Mémoire Mikael VAS.pdf
Backward disequilibrium scale
Clinical global Impression
The aim of this study was to investigate the benefit brought by static posturography in
the assessment of retropulsion in the elderly. For this purpose we looked for a correlation
between the average, minimum and maximum Y positions respectively in the “open eyes” and
“closed eyes” states on one hand, and BDS scores (backward disequilibrium scale) on the
other hand. We also wanted to investigate the correlation between BDS scores and CGI
(clinical global impression) scores in order to assess the capacity for evaluation of
professional experience in regards to the retropulsion of the elderly.

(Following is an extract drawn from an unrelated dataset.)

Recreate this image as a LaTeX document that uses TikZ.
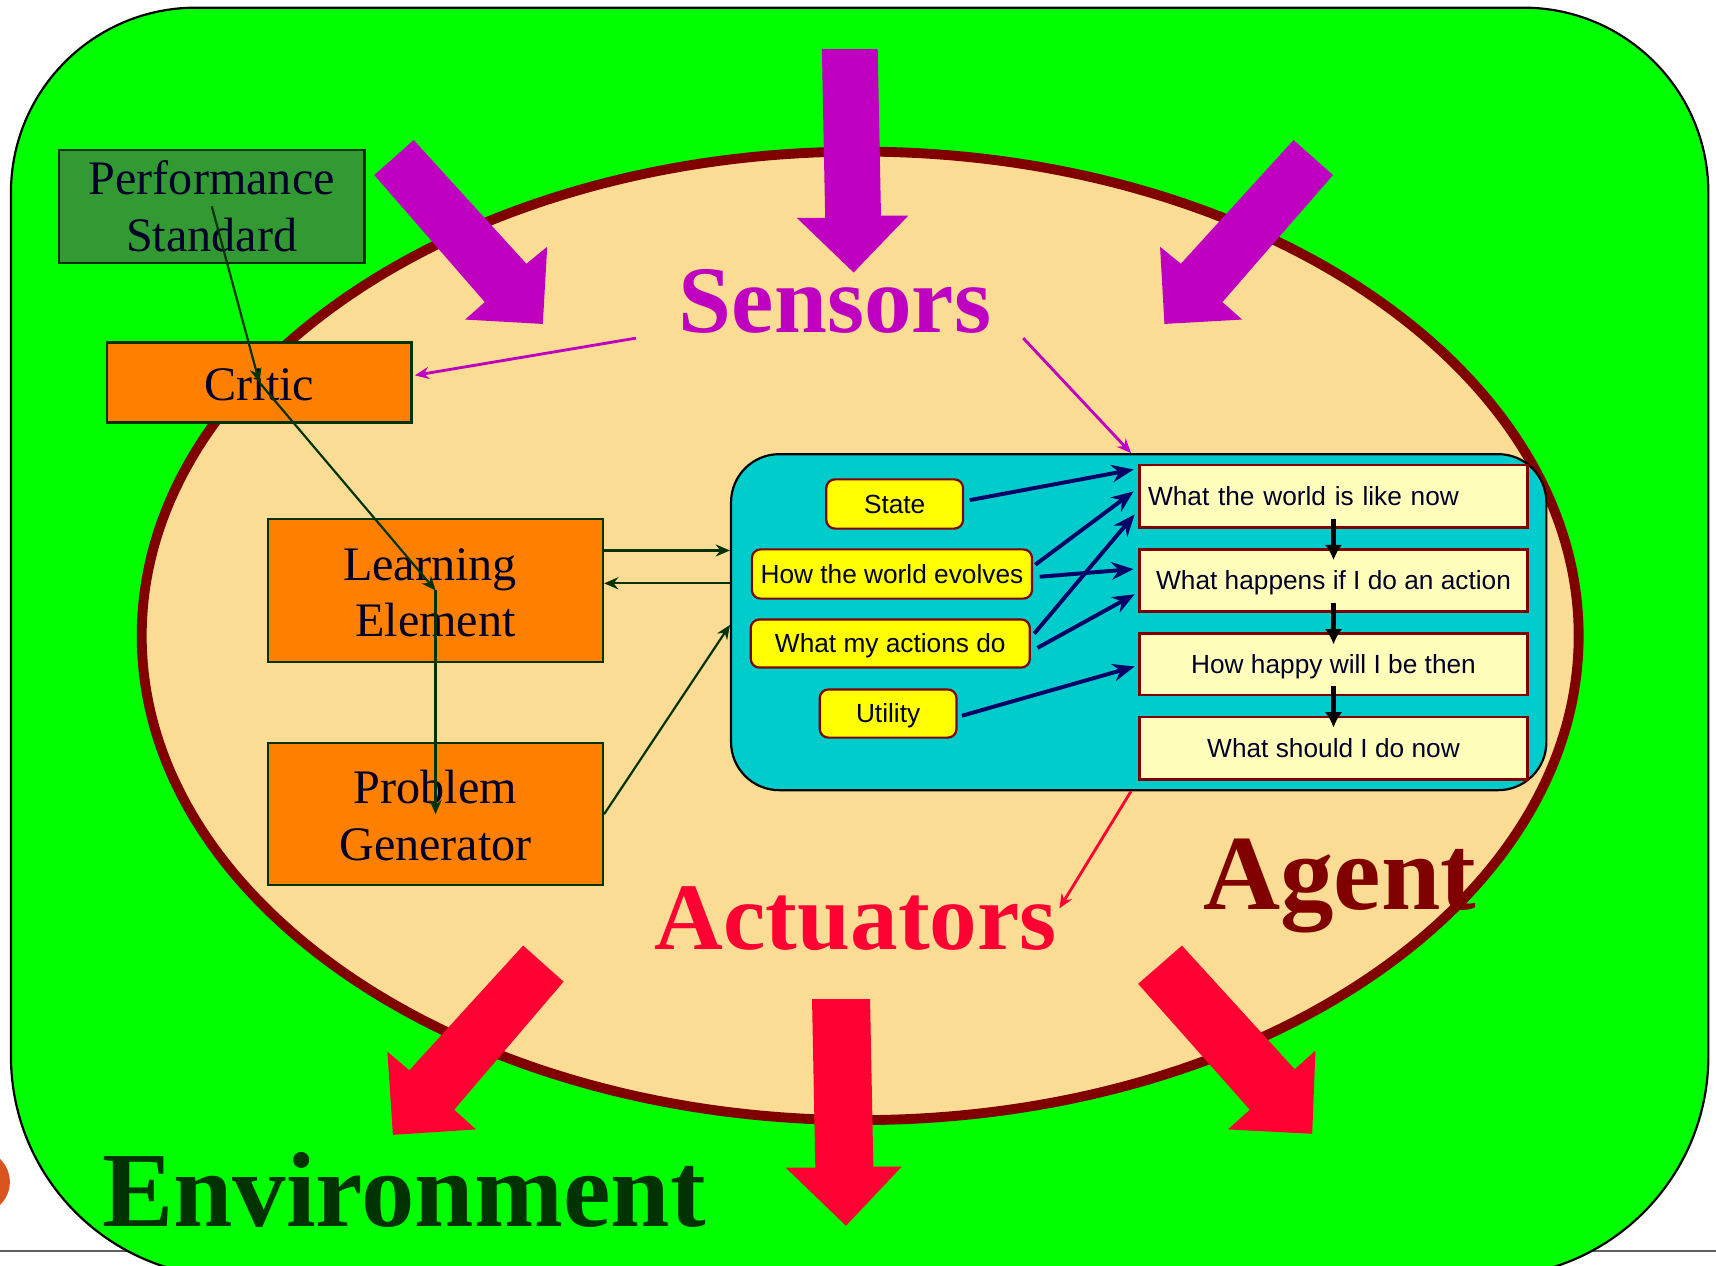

We have thus selected 28 patients. We evaluated them on the BDS score and on static
posturography. We then asked an experienced physiotherapist to assess the retropulsion of
some of these patients, using the CGI score. Our results do not show satisfactory correlation
between BDS scores and data from static posturography. However, it seems there is (ou there
should be – moins affirmative) a tendency to correlation between maximum “open eyes” Y
and BDS scores (p = 0.03 and [r] = 0.42). On the other hand, we have evidenced a satisfactory
correlation between BDS scores and CGI scores (p = 0.06 and [r] = 0.74).
This study suggests that static posturography is not an appropriate tool to evaluate the
retropulsion in the elderly, but does confirm the accuracy of assessment of retropulsion
through professional experience and clinical.